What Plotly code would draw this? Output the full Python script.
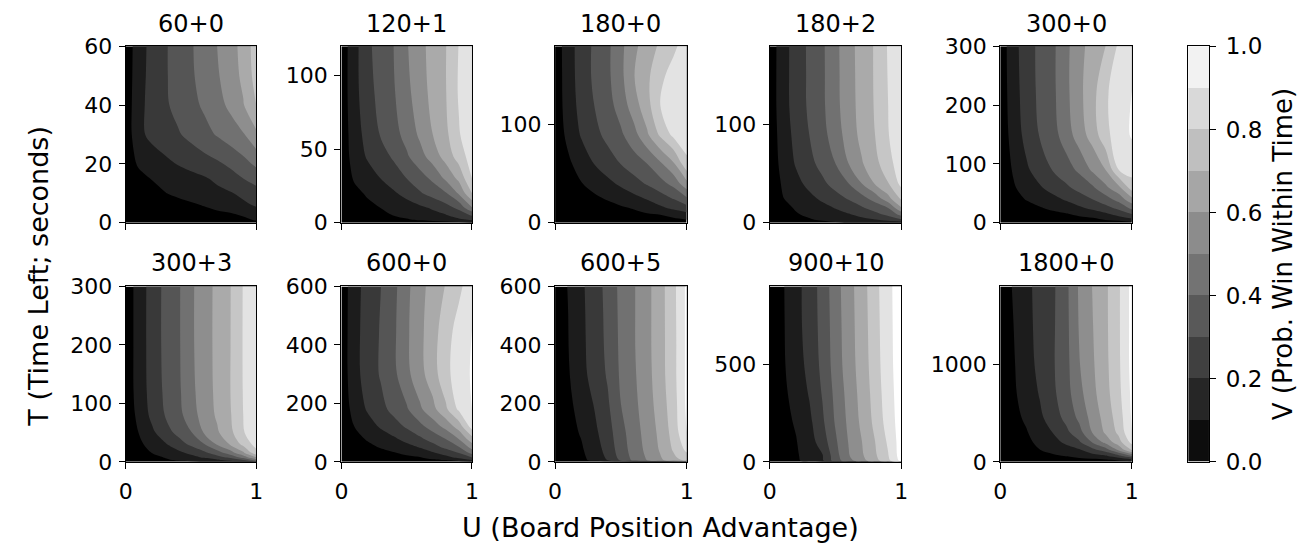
===
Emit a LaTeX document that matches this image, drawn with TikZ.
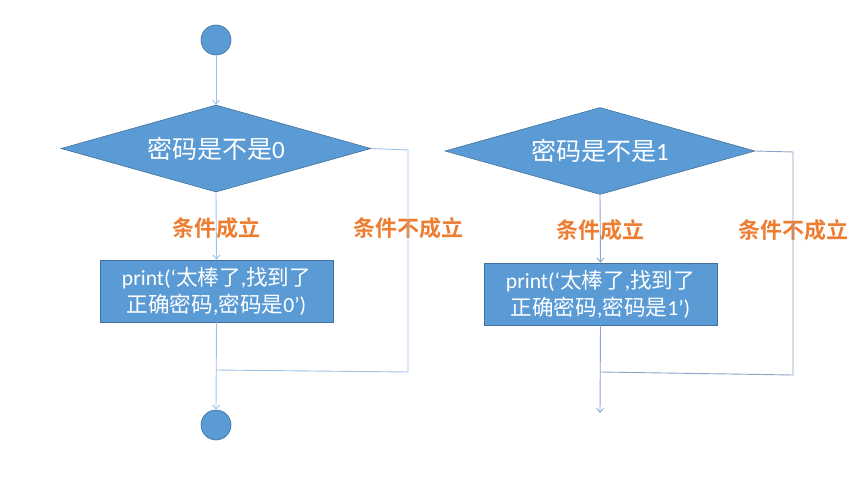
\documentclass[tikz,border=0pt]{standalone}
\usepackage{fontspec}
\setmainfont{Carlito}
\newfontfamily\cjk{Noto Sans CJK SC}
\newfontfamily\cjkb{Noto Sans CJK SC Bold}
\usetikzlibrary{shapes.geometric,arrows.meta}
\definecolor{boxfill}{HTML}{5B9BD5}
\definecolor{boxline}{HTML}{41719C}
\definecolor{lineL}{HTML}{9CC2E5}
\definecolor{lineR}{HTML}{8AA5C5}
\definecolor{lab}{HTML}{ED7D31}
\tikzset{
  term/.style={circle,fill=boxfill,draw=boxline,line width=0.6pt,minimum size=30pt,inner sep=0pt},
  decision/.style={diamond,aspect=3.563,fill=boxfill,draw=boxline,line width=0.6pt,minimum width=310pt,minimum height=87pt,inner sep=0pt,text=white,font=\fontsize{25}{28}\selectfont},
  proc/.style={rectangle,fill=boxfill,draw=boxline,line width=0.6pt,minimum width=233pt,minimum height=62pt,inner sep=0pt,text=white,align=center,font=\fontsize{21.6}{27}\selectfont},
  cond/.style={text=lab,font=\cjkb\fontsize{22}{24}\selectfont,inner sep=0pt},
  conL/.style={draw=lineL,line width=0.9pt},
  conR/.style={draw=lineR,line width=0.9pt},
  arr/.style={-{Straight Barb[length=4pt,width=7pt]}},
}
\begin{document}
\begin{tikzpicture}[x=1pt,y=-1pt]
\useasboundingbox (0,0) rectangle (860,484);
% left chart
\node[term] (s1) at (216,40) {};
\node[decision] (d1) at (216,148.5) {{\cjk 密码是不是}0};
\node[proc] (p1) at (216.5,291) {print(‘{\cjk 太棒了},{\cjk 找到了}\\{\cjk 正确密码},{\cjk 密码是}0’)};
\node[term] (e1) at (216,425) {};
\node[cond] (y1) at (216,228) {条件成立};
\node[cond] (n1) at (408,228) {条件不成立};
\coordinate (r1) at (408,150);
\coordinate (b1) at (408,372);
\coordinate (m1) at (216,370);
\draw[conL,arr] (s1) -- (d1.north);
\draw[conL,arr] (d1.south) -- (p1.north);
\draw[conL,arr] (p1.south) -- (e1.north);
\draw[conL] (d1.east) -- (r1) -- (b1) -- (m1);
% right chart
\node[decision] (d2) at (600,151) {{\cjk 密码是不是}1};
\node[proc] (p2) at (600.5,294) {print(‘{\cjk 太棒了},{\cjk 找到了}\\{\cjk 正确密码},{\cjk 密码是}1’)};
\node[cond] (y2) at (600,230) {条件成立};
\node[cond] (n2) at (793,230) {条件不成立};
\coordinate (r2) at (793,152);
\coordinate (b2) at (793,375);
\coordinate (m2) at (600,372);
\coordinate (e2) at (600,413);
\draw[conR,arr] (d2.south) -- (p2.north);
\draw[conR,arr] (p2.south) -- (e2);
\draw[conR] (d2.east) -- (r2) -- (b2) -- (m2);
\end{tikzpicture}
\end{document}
===
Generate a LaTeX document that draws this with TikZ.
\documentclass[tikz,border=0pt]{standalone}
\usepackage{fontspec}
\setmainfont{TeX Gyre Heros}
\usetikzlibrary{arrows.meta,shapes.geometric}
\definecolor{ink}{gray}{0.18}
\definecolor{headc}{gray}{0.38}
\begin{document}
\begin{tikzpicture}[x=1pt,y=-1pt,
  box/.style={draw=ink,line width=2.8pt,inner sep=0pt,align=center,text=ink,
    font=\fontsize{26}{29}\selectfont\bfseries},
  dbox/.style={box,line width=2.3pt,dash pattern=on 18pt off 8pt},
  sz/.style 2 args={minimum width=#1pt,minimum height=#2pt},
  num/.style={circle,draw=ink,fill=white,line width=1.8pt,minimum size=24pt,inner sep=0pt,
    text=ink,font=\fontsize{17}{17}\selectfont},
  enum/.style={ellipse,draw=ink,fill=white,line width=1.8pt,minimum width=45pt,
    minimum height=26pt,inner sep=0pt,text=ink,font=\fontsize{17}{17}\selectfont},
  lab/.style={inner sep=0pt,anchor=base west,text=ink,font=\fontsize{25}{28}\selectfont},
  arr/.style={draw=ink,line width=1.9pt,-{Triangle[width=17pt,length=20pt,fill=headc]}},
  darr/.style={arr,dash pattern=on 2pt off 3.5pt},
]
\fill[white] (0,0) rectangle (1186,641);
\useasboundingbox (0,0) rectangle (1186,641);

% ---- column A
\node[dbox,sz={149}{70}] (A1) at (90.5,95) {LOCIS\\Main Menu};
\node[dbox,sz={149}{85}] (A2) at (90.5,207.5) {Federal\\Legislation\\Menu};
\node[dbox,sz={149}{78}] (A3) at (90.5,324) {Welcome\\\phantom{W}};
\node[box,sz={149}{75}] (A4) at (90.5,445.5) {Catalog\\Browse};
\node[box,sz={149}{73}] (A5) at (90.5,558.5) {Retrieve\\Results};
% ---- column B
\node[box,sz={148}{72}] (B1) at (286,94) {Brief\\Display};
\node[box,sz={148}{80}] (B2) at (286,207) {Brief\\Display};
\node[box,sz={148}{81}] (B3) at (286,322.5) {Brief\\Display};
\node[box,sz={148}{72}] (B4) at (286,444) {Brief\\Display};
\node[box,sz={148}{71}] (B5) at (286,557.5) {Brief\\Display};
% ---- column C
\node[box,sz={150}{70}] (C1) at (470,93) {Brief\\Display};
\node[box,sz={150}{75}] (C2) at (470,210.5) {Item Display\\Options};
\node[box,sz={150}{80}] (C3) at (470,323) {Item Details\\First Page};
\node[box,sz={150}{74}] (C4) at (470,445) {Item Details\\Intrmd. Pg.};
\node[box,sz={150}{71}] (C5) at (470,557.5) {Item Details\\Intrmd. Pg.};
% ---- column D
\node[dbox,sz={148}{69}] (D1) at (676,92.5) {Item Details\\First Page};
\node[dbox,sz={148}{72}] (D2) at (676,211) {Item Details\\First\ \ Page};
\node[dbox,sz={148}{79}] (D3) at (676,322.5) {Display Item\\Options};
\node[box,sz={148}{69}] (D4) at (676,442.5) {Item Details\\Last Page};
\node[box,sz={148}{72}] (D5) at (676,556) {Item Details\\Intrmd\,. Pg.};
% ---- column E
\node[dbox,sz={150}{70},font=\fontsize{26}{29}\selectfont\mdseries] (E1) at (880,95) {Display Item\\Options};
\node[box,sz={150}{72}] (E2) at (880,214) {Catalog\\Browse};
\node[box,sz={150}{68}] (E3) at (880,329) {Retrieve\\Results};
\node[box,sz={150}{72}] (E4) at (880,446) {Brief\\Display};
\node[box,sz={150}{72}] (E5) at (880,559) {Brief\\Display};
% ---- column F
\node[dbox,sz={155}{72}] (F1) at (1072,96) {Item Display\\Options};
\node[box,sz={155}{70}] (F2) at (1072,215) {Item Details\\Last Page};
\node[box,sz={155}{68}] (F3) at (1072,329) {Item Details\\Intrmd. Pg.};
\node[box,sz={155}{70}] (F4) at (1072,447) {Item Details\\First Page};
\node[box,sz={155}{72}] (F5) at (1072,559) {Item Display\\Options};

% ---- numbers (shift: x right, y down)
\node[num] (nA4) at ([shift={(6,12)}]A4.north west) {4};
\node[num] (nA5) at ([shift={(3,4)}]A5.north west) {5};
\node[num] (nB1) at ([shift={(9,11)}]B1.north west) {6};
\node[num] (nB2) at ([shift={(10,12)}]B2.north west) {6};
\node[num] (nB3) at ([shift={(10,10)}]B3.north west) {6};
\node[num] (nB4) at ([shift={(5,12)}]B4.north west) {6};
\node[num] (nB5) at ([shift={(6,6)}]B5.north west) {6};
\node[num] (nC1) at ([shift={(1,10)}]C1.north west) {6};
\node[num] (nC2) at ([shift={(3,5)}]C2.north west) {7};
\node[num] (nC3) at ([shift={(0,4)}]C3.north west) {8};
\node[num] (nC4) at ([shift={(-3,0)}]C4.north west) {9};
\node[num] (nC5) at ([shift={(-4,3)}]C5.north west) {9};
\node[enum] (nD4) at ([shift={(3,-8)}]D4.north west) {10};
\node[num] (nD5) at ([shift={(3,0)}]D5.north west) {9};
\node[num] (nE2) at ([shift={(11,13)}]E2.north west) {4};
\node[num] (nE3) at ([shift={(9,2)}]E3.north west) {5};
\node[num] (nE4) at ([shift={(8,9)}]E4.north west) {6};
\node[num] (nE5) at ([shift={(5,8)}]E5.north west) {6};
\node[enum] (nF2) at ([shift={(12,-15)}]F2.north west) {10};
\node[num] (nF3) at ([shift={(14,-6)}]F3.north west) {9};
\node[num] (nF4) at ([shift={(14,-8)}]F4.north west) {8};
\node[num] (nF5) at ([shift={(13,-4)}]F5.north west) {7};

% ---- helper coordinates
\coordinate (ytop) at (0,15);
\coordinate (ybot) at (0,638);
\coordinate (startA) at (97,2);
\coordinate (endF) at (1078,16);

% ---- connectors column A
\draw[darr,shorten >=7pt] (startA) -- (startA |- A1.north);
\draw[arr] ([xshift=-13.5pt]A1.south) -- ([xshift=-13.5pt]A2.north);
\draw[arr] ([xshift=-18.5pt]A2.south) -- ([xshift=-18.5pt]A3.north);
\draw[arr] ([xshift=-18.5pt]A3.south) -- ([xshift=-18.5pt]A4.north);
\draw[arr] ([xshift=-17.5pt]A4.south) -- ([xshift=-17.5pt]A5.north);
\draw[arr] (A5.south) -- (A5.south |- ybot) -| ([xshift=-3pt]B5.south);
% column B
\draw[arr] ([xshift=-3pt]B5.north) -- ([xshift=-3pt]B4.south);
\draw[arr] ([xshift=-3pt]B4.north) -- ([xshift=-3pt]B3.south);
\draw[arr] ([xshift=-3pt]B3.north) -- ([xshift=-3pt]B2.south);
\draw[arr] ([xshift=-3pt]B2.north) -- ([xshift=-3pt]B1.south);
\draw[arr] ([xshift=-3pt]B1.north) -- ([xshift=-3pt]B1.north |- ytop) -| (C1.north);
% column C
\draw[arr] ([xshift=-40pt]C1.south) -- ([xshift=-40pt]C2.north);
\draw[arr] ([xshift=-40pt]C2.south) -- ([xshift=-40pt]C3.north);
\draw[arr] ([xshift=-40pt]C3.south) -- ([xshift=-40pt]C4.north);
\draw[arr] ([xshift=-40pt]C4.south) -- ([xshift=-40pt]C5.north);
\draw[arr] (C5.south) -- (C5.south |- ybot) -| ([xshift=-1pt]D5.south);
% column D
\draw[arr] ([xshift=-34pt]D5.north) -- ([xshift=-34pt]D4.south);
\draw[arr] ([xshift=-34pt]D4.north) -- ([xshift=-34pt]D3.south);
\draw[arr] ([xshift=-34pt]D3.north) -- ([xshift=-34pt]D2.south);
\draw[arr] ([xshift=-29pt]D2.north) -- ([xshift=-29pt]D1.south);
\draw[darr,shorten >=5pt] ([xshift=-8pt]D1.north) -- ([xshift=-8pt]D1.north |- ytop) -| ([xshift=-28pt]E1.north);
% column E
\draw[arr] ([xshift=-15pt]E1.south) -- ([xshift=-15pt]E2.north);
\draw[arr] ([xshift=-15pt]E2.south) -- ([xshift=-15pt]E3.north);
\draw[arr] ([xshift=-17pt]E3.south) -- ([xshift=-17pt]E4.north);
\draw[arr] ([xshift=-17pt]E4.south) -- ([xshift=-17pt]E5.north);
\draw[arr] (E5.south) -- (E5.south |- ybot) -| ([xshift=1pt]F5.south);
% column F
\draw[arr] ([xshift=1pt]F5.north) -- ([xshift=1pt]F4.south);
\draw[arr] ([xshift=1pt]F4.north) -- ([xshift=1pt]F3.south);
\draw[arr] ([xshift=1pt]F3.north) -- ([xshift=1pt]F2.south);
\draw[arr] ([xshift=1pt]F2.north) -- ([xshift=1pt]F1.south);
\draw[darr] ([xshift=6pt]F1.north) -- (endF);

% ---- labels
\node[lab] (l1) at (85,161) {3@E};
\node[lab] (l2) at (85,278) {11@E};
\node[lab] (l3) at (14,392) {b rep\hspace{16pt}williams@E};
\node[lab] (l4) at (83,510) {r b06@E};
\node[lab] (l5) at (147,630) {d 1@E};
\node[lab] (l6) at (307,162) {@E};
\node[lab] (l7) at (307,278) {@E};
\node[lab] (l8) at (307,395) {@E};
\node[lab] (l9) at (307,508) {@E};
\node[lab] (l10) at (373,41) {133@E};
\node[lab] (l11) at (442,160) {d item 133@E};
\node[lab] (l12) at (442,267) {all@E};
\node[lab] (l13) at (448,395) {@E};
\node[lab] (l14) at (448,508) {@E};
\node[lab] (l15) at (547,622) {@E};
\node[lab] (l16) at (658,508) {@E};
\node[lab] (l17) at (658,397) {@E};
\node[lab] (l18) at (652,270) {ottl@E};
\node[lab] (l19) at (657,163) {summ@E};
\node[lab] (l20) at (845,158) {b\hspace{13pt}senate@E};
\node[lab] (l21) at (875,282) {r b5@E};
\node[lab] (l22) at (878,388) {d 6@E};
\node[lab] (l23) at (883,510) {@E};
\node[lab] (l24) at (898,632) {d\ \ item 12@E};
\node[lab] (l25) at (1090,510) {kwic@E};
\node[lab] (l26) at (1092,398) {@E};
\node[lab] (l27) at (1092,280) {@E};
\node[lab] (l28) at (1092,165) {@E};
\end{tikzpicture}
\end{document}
===
## Work instructions
Go through the entries above and copy every line containing "LaTeX".

## Answer to this exercise
Emit a LaTeX document that matches this image, drawn with TikZ.
Generate a LaTeX document that draws this with TikZ.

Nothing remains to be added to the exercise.